Content delivery network and security provider Cloudflare has owned up to a "bad bug" that was leaking sensitive information, after being alerted to the problem by Google Project Zero researcher Tavis Ormandy.

Cloudflare today said it was contacted by Ormandy last Friday to report a problem with the company's edge servers.
Ormandy spotted "corrupted web pages being returned by some HTTP requests run through Cloudflare", company programmer John Graham-Cumming said.
"It turned out that in some unusual circumstances ... our edge servers were running past the end of a buffer and returning memory that contained private information such as HTTP cookies, authentication tokens, HTTP POST bodies, and other sensitive data," he wrote.
"And some of that data had been cached by search engines."
Graham-Cumming said customer SSL private keys had not been leaked, as Cloudflare terminates SSL connections through an isolated Nginx instance that was not affected by the bug.
The company quickly turned off its email obfuscation, server-side excludes, and automatic HTTPs rewites features, which were using the HTML parser chain that caused the leakage, stopping memory from being returned in an HTTP response.

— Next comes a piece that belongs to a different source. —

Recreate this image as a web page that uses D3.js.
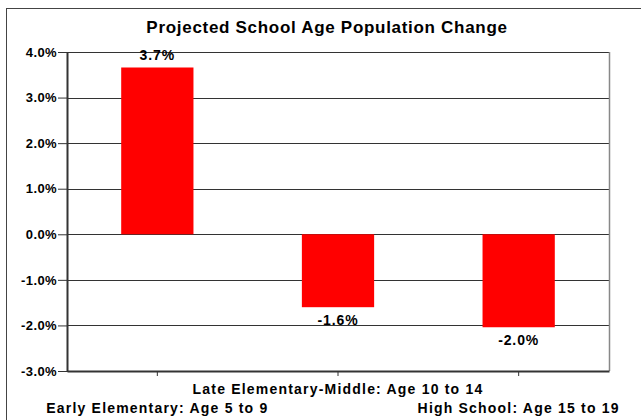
<!DOCTYPE html>
<html>
<head>
<meta charset="utf-8">
<script src="https://d3js.org/d3.v7.min.js"></script>
<style>
    body {margin: 0; background: white;}
    text {font-family: "Liberation Sans", Arial, sans-serif; font-weight: bold; fill: #000;}
</style>
</head>
<body>
<svg width="641" height="420"></svg>
<script>
    // chart values
    const categories = ["Early Elementary: Age 5 to 9", "Late Elementary-Middle: Age 10 to 14", "High School: Age 15 to 19"];
    const changes = [3.66, -1.6, -2.04];
    const valueLabels = ["3.7%", "-1.6%", "-2.0%"];
    const yTicks = [-3, -2, -1, 0, 1, 2, 3, 4];

    const svg = d3.select("svg");
    const margin = {top: 52, right: 32, bottom: 49, left: 67};
    const width = 641 - margin.left - margin.right;
    const height = 420 - margin.top - margin.bottom;

    // outer chart frame (runs off the right and bottom edge)
    svg.append("rect")
        .attr("x", 6.5).attr("y", 8.5)
        .attr("width", 700).attr("height", 500)
        .attr("fill", "white").attr("stroke", "#444").attr("stroke-width", 1);

    svg.append("text")
        .attr("x", 327).attr("y", 33)
        .attr("text-anchor", "middle")
        .style("font-size", "17px")
        .style("letter-spacing", "0.7px")
        .text("Projected School Age Population Change");

    const g = svg.append("g").attr("transform", `translate(${margin.left},${margin.top})`);

    const x = d3.scaleBand()
        .domain(categories)
        .range([0, width])
        .paddingInner(0.6)
        .paddingOuter(0.3);

    const y = d3.scaleLinear()
        .domain([-3, 4])
        .range([height, 0]);

    // gridlines
    g.append("g").selectAll("line")
        .data(yTicks)
        .enter().append("line")
        .attr("x1", 0).attr("x2", width)
        .attr("y1", d => Math.round(y(d)) + 0.5)
        .attr("y2", d => Math.round(y(d)) + 0.5)
        .attr("stroke", "#333");

    // right plot border
    g.append("line")
        .attr("x1", width + 0.5).attr("x2", width + 0.5)
        .attr("y1", 0).attr("y2", height)
        .attr("stroke", "#888").attr("stroke-width", 1.5);

    // bars
    g.selectAll("rect.bar")
        .data(changes)
        .enter().append("rect")
        .attr("class", "bar")
        .attr("x", (d, i) => x(categories[i]))
        .attr("width", x.bandwidth())
        .attr("y", d => y(Math.max(0, d)))
        .attr("height", d => Math.abs(y(d) - y(0)))
        .attr("fill", "#ff0000");

    // value labels
    g.selectAll("text.val")
        .data(changes)
        .enter().append("text")
        .attr("class", "val")
        .attr("x", (d, i) => x(categories[i]) + x.bandwidth() / 2)
        .attr("y", d => d >= 0 ? y(d) - 8 : y(d) + 18)
        .attr("text-anchor", "middle")
        .style("font-size", "14px")
        .style("letter-spacing", "0.9px")
        .text((d, i) => valueLabels[i]);

    // y axis
    const yAxis = d3.axisLeft(y)
        .tickValues(yTicks)
        .tickSize(9)
        .tickSizeOuter(0)
        .tickFormat(d => d3.format(".1f")(d).replace("\u2212", "-") + "%");
    const ya = g.append("g").call(yAxis);
    ya.selectAll("text")
        .attr("x", -10)
        .style("font-size", "13px")
        .style("letter-spacing", "0.4px")
        .style("font-family", "Liberation Sans, Arial, sans-serif");
    ya.select(".domain").attr("stroke", "#333").attr("stroke-width", 2);
    ya.selectAll(".tick line").attr("stroke", "#333");

    // x axis
    const xAxis = d3.axisBottom(x)
        .tickSize(5)
        .tickSizeOuter(0)
        .tickFormat("");
    const xa = g.append("g").attr("transform", `translate(0,${height})`).call(xAxis);
    xa.select(".domain").attr("stroke", "#333").attr("stroke-width", 2);
    xa.selectAll(".tick line").attr("stroke", "#333");

    // staggered category labels
    g.selectAll("text.cat")
        .data(categories)
        .enter().append("text")
        .attr("class", "cat")
        .attr("x", d => x(d) + x.bandwidth() / 2)
        .attr("y", (d, i) => height + (i % 2 === 1 ? 23 : 42))
        .attr("text-anchor", "middle")
        .style("font-size", "14px")
        .style("letter-spacing", "1.2px")
        .text(d => d);
</script>
</body>
</html>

The parser used by the three features was written by Cloudflare last year, and named cf-html. It was intended to replace the Ragel parser that had "become too complex to maintain". The company has been slowly migrating functionality using the Ragel parser to cf-html.
"It turned out that the underlying bug that caused the memory leak had been present in our Ragel-based parser for many years but no memory was leaked because of the way the internal Nginx buffers were used," Graham-Cumming said.
"Introducing cf-html subtly changed the buffering which enabled the leakage even though there were no problems in cf-html itself."
The bug was caused by a coding error that resulted in a buffer overrun. The problem had existed for years but only manifested itself once Cloudflare began migrating away from the Ragel parser.
"Our internal infosec team is now undertaking a project to fuzz older software looking for potential other security problems," Graham-Cumming said.
Once Cloudlfare was alerted to the problem, teams were established across departments and the globe to investigate the cause of the bug, and to work with search engine operators to remove any cached HTTP responses, he said.
The bug was fixed globally in under seven hours as a result of the 24/7 global effort, he claimed.
"We are disclosing this problem now as we are satisfied that search engine caches have now been cleared of sensitive information," Graham-Cumming said.
"We are grateful that it was found by one of the world’s top security research teams and reported to us."
Graham-Cumming said there was no evidence that the bug had been exploited.
Around one in every 3.3 million HTTP requests sent through Cloudflare from February 13-18 potentially resulted in memory leakage, he revealed.
However, Ormandy said Cloudflare had been leaking customer HTTPS sessions - from the likes of Uber, 1Password, FitBit, and OKCupid - for "months".
"[Cloudflare] worded [their notification] confusingly. It was exploitable for months, we have the cached data," Ormandy said.